++++ MATERIAL PROVIDED ++++

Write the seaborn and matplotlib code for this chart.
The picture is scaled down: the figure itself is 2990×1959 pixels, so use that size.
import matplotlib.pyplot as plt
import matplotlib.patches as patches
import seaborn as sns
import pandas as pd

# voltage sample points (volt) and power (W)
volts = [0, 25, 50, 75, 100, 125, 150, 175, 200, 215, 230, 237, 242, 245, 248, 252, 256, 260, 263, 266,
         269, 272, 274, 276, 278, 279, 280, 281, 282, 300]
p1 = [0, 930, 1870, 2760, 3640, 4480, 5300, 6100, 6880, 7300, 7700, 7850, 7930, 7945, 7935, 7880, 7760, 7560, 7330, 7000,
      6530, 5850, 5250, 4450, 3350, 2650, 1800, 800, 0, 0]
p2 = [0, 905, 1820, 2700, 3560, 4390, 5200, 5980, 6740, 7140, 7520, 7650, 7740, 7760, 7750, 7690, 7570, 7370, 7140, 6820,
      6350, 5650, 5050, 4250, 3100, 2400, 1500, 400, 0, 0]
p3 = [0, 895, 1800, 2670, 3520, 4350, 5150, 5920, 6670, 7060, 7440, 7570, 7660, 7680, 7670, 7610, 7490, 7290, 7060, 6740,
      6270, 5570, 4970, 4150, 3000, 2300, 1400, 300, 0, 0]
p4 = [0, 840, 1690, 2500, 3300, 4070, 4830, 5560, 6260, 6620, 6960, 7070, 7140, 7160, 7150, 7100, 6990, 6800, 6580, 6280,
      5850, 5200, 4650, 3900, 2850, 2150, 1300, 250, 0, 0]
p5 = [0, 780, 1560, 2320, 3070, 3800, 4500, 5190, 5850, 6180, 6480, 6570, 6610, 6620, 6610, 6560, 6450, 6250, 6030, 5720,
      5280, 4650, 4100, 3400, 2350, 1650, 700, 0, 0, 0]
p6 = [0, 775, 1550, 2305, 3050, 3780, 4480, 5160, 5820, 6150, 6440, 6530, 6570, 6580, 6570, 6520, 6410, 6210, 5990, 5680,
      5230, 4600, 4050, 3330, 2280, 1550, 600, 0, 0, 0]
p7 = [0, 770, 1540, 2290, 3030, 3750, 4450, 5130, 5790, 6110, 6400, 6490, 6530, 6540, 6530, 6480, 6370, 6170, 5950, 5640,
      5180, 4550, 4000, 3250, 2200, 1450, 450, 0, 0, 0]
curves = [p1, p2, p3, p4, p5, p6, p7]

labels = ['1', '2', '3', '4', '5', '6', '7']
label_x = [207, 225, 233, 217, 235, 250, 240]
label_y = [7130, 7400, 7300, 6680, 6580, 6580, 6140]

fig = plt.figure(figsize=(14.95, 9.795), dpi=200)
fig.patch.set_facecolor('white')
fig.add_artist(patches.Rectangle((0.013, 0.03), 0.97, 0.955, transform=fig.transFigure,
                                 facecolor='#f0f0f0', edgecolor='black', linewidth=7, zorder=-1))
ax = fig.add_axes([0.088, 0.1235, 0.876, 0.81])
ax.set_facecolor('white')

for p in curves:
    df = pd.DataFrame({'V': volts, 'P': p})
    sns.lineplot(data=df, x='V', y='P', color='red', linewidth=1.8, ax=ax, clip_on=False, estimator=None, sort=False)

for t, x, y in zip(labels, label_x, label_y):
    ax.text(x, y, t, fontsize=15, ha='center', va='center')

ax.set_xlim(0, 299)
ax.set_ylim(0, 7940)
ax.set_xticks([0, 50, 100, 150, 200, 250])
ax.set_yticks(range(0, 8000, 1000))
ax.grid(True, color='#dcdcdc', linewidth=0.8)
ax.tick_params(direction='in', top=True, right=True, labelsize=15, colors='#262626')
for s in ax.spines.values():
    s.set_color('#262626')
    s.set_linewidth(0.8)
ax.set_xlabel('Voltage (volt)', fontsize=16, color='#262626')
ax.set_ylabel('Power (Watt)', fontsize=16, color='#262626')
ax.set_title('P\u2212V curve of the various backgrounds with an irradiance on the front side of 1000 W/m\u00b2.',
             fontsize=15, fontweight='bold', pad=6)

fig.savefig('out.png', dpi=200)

++++
++++ MATERIAL PROVIDED ++++

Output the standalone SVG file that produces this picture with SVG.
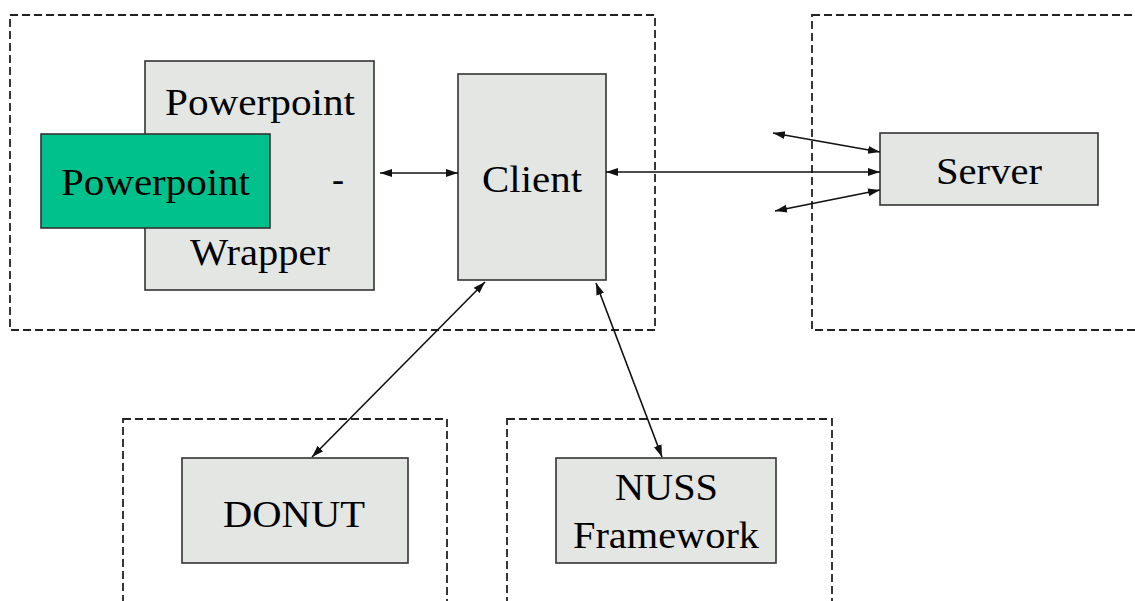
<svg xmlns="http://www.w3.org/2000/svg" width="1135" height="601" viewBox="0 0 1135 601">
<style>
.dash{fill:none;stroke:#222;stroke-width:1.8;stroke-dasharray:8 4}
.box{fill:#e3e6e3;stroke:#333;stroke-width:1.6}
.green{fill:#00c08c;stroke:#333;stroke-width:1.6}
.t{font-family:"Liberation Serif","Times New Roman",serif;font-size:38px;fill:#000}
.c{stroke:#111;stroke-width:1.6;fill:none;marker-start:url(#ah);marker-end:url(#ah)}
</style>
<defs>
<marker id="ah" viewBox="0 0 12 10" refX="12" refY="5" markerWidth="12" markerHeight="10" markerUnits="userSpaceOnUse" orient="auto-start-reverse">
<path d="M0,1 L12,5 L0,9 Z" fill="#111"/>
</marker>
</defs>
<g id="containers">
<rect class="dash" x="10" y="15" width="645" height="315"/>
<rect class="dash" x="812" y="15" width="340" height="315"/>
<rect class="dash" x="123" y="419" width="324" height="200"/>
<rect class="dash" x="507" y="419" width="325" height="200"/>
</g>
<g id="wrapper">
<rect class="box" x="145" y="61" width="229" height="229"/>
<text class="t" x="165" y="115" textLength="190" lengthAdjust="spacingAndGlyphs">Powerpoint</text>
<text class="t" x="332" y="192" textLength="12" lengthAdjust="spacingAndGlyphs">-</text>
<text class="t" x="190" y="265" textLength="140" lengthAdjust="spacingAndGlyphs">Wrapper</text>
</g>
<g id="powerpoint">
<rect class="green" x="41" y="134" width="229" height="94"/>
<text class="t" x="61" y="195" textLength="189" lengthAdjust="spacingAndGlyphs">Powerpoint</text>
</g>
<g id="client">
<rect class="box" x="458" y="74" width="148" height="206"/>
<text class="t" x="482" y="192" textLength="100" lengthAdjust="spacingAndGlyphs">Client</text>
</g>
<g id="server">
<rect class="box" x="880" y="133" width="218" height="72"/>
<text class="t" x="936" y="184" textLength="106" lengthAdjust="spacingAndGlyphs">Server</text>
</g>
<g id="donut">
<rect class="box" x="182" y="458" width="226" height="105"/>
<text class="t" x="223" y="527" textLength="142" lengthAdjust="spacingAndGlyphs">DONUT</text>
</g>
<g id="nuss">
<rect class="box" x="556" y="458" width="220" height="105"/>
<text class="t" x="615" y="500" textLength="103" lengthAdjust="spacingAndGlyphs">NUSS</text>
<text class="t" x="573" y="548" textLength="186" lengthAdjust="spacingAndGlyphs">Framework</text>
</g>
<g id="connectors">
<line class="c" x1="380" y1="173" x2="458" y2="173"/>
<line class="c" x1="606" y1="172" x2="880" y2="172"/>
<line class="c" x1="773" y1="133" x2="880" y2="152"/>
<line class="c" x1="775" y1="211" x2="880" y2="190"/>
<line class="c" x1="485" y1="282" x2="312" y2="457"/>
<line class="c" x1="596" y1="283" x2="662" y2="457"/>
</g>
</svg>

++++

WHAT YOU ARE ASKED TO DO:
Return every line above in which the string "with" occurs.

WRITTEN REPLY:
ax.set_title('P\u2212V curve of the various backgrounds with an irradiance on the front side of 1000 W/m\u00b2.',
Output the standalone SVG file that produces this picture with SVG.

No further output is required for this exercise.